Output the line that holds "Generate a Python", the line that holds "plt.rcParams['font.size'] = 16", and every line between them, exactly, but none of the pictures.

--- begin EXERCISE MATERIAL ---

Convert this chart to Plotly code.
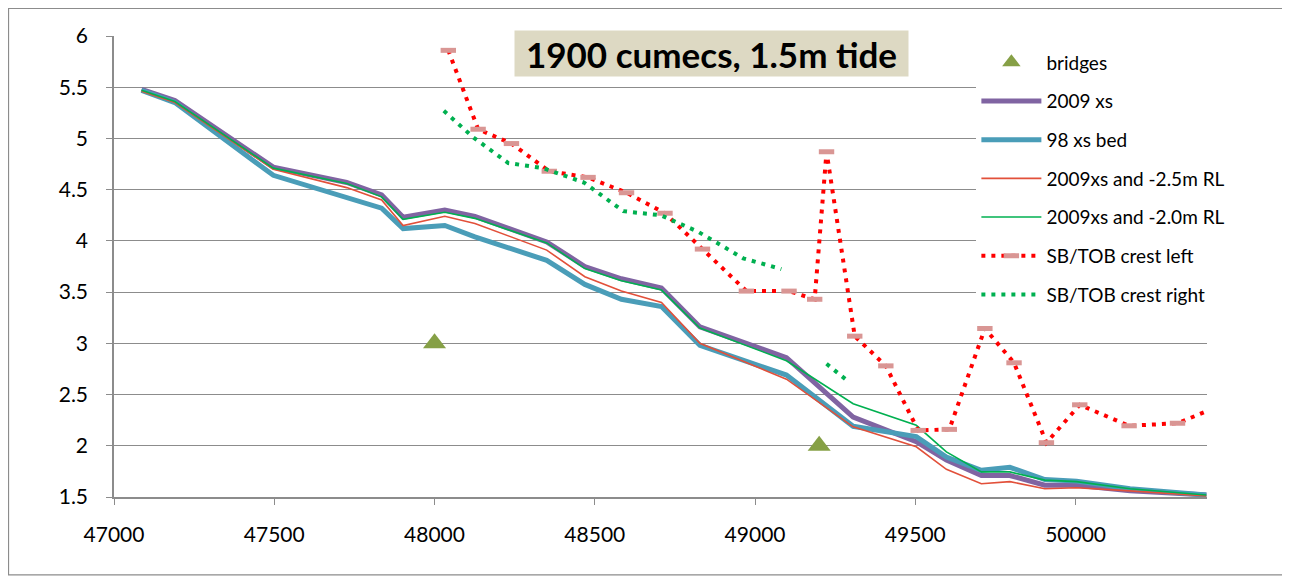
import plotly.graph_objects as go

# chainage (m) of the cross sections
chainage = [47086, 47190, 47497, 47726, 47835, 47902, 48032, 48126, 48350, 48469, 48583, 48708,
            48828, 49098, 49306, 49503, 49597, 49706, 49795, 49904, 50003, 50170, 50408]
xs_2009 = [5.48, 5.37, 4.72, 4.57, 4.45, 4.23, 4.30, 4.24, 3.99, 3.75, 3.63, 3.54,
           3.16, 2.86, 2.28, 2.04, 1.86, 1.71, 1.71, 1.615, 1.615, 1.56, 1.52]
xs_98_bed = [5.47, 5.35, 4.64, 4.43, 4.32, 4.12, 4.15, 4.04, 3.81, 3.575, 3.43, 3.36,
             2.98, 2.69, 2.19, 2.09, 1.89, 1.76, 1.79, 1.67, 1.655, 1.58, 1.52]
xs_2009_m25 = [5.46, 5.35, 4.70, 4.52, 4.40, 4.15, 4.24, 4.17, 3.91, 3.65, 3.51, 3.40,
               3.00, 2.65, 2.185, 1.99, 1.77, 1.63, 1.65, 1.58, 1.59, 1.56, 1.51]
xs_2009_m20 = [5.47, 5.36, 4.71, 4.56, 4.43, 4.21, 4.28, 4.22, 3.98, 3.73, 3.61, 3.52,
               3.15, 2.83, 2.41, 2.20, 1.94, 1.745, 1.745, 1.665, 1.65, 1.58, 1.52]

bridge_x = [48000, 49200]
bridge_y = [3, 2]

crest_left_x = [48043, 48136, 48240, 48358, 48479, 48599, 48719, 48836, 48973, 49106, 49186, 49223,
                49311, 49408, 49509, 49606, 49717, 49808, 49909, 50013, 50167, 50318, 50450]
crest_left_y = [5.86, 5.09, 4.95, 4.68, 4.62, 4.47, 4.27, 3.92, 3.51, 3.51, 3.43, 4.87,
                3.07, 2.78, 2.15, 2.16, 3.145, 2.81, 2.03, 2.40, 2.195, 2.22, 2.39]

crest_right_x = [48029, 48121, 48230, 48339, 48466, 48589, 48706, 48822, 48963, 49082, None, 49223, 49294]
crest_right_y = [5.27, 5.01, 4.76, 4.71, 4.57, 4.29, 4.25, 4.09, 3.83, 3.725, None, 2.80, 2.62]

FONT = "Lato"

fig = go.Figure()
fig.add_trace(go.Scatter(x=bridge_x, y=bridge_y, mode="markers", name="bridges", legendgroup="a",
                         marker=dict(symbol="triangle-up", size=20, color="#86A046")))
fig.add_trace(go.Scatter(x=chainage, y=xs_2009, mode="lines", name="2009 xs", legendgroup="b",
                         line=dict(color="#8064A2", width=5)))
fig.add_trace(go.Scatter(x=chainage, y=xs_98_bed, mode="lines", name="98 xs bed", legendgroup="c",
                         line=dict(color="#4A9DB8", width=5)))
fig.add_trace(go.Scatter(x=chainage, y=xs_2009_m25, mode="lines", name="2009xs and -2.5m RL", legendgroup="d",
                         line=dict(color="#E2503A", width=1.6)))
fig.add_trace(go.Scatter(x=chainage, y=xs_2009_m20, mode="lines", name="2009xs and -2.0m RL", legendgroup="e",
                         line=dict(color="#00B050", width=1.6)))
fig.add_trace(go.Scatter(x=crest_left_x, y=crest_left_y, mode="lines+markers", name="SB/TOB crest left",
                         legendgroup="f",
                         line=dict(color="#FF0000", width=4, dash="4px,6px"),
                         marker=dict(symbol="line-ew", size=11, color="#D99694",
                                     line=dict(color="#D99694", width=5))))
fig.add_trace(go.Scatter(x=crest_right_x, y=crest_right_y, mode="lines", name="SB/TOB crest right",
                         legendgroup="g", connectgaps=False,
                         line=dict(color="#00B050", width=4, dash="4px,6px")))

fig.add_annotation(xref="paper", yref="paper", x=0.547, y=1.013, xanchor="center", yanchor="top",
                   text="<b>1900 cumecs, 1.5m tide</b>", showarrow=False,
                   font=dict(family=FONT, size=35, color="black"),
                   bgcolor="#DDD9C3", width=385, height=37, borderpad=4)

# outer chart border
fig.add_shape(type="rect", xref="paper", yref="paper", x0=-0.0965, x1=1.0714, y0=-0.169, y1=1.0597,
              line=dict(color="#8C8C8C", width=1.2), fillcolor="rgba(0,0,0,0)")

fig.update_xaxes(range=[47000, 50410], dtick=500, tick0=47000, tickformat="d", showgrid=False,
                 showline=True, linecolor="#8C8C8C", linewidth=1.5,
                 ticks="outside", ticklen=6, tickcolor="#8C8C8C", ticklabelstandoff=12,
                 tickfont=dict(family=FONT, size=21, color="black"), zeroline=False)
fig.update_yaxes(range=[1.5, 6], dtick=0.5, tick0=1.5, showgrid=True, gridcolor="#8C8C8C", gridwidth=1.3,
                 showline=True, linecolor="#8C8C8C", linewidth=1.5,
                 ticks="outside", ticklen=6, tickcolor="#8C8C8C", ticklabelstandoff=14,
                 tickfont=dict(family=FONT, size=21, color="black"), zeroline=False)

# the page body adds an 8px offset, so margins are shifted by 8px
fig.update_layout(
    width=1290, height=581,
    margin=dict(l=106, r=91, t=28, b=92),
    paper_bgcolor="white", plot_bgcolor="white",
    font=dict(family=FONT, size=19, color="black"),
    showlegend=True,
    legend=dict(x=0.789, y=0.984, xanchor="left", yanchor="top", bgcolor="white",
                tracegroupgap=11, itemwidth=60, font=dict(family=FONT, size=19, color="black")),
)

fig.write_html("out.html")
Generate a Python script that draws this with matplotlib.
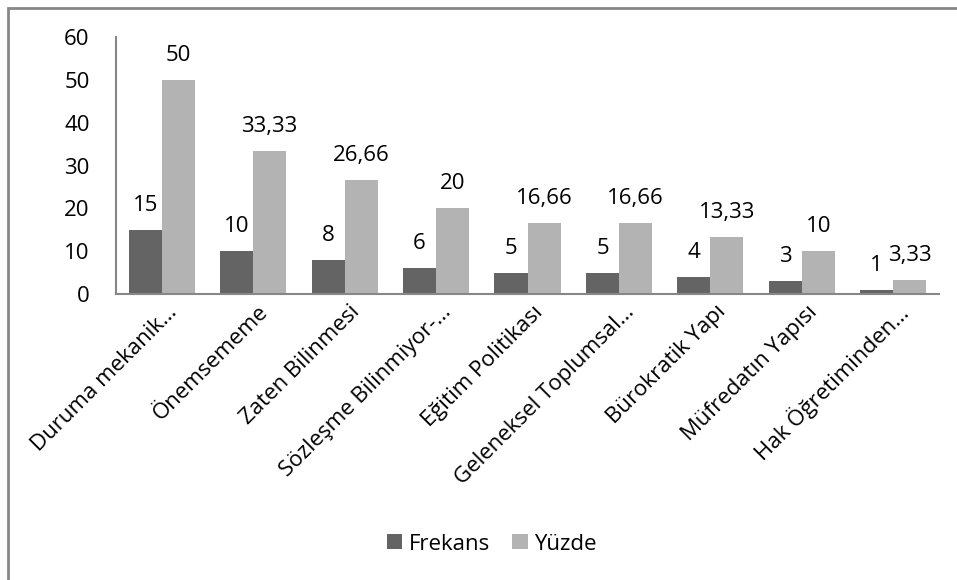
import numpy as np
import matplotlib
matplotlib.use("Agg")
import matplotlib.pyplot as plt
from matplotlib.patches import Rectangle
from matplotlib.transforms import ScaledTranslation

plt.rcParams['font.family'] = ['Open Sans', 'DejaVu Sans']
plt.rcParams['font.size'] = 16

categories = ["Duruma mekanik…", "Önemsememe", "Zaten Bilinmesi",
              "Sözleşme Bilinmiyor-…", "Eğitim Politikası",
              "Geleneksel Toplumsal…", "Bürokratik Yapı",
              "Müfredatın Yapısı", "Hak Öğretiminden…"]
frekans = [15, 10, 8, 6, 5, 5, 4, 3, 1]
yuzde = [50, 33.33, 26.66, 20, 16.66, 16.66, 13.33, 10, 3.33]
yticks = [0, 10, 20, 30, 40, 50, 60]

dark = '#646464'
light = '#b3b3b3'
axcol = '#878787'


def fmt(v):
    if float(v).is_integer():
        return str(int(v))
    return ('%.2f' % v).replace('.', ',')


fig = plt.figure(figsize=(9.57, 5.8), dpi=100)
ax = fig.add_axes([116/957, 1-294/580, (939-116)/957, (294-37)/580])

# outer chart frame (runs off the right/bottom edge)
fig.patches.append(Rectangle((8/957, -0.05), 1.2, 1 - 8/580 + 0.05,
                             transform=fig.transFigure, fill=False,
                             edgecolor=axcol, linewidth=2))

x = np.arange(len(categories))
w = 0.361
b1 = ax.bar(x - w/2, frekans, w, color=dark, label='Frekans')
b2 = ax.bar(x + w/2, yuzde, w, color=light, label='Yüzde')

for bars, vals in ((b1, frekans), (b2, yuzde)):
    for r, v in zip(bars, vals):
        ax.annotate(fmt(v), (r.get_x() + r.get_width()/2, v),
                    xytext=(0, 10), textcoords='offset points',
                    ha='center', va='bottom', fontsize=16)

ax.set_xlim(-0.5, len(categories) - 0.5)
ax.set_ylim(0, 60)
ax.set_yticks(yticks)
ax.set_yticklabels([str(t) for t in yticks], fontsize=16)
ax.tick_params(axis='y', length=0, pad=19)
ax.tick_params(axis='x', length=0)
ax.set_xticks(x)
ax.set_xticklabels(categories, rotation=45, ha='right', va='center',
                   rotation_mode='anchor', fontsize=16)
off = ScaledTranslation(12/100, -10/100, fig.dpi_scale_trans)
for lab in ax.get_xticklabels():
    lab.set_transform(lab.get_transform() + off)

for s in ('top', 'right'):
    ax.spines[s].set_visible(False)
for s in ('left', 'bottom'):
    ax.spines[s].set_color(axcol)
    ax.spines[s].set_linewidth(1.5)

fig.legend(handles=[b1, b2], loc='center', ncol=2, frameon=False,
           bbox_to_anchor=(492/957, 1 - 544/580), fontsize=16,
           handlelength=0.68, handleheight=0.68, handletextpad=0.3,
           columnspacing=1.0)

fig.savefig('out.png', dpi=100)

--- end EXERCISE MATERIAL ---

■ **FINISHED TASK**:
Generate a Python script that draws this with matplotlib.
import numpy as np
import matplotlib
matplotlib.use("Agg")
import matplotlib.pyplot as plt
from matplotlib.patches import Rectangle
from matplotlib.transforms import ScaledTranslation

plt.rcParams['font.family'] = ['Open Sans', 'DejaVu Sans']
plt.rcParams['font.size'] = 16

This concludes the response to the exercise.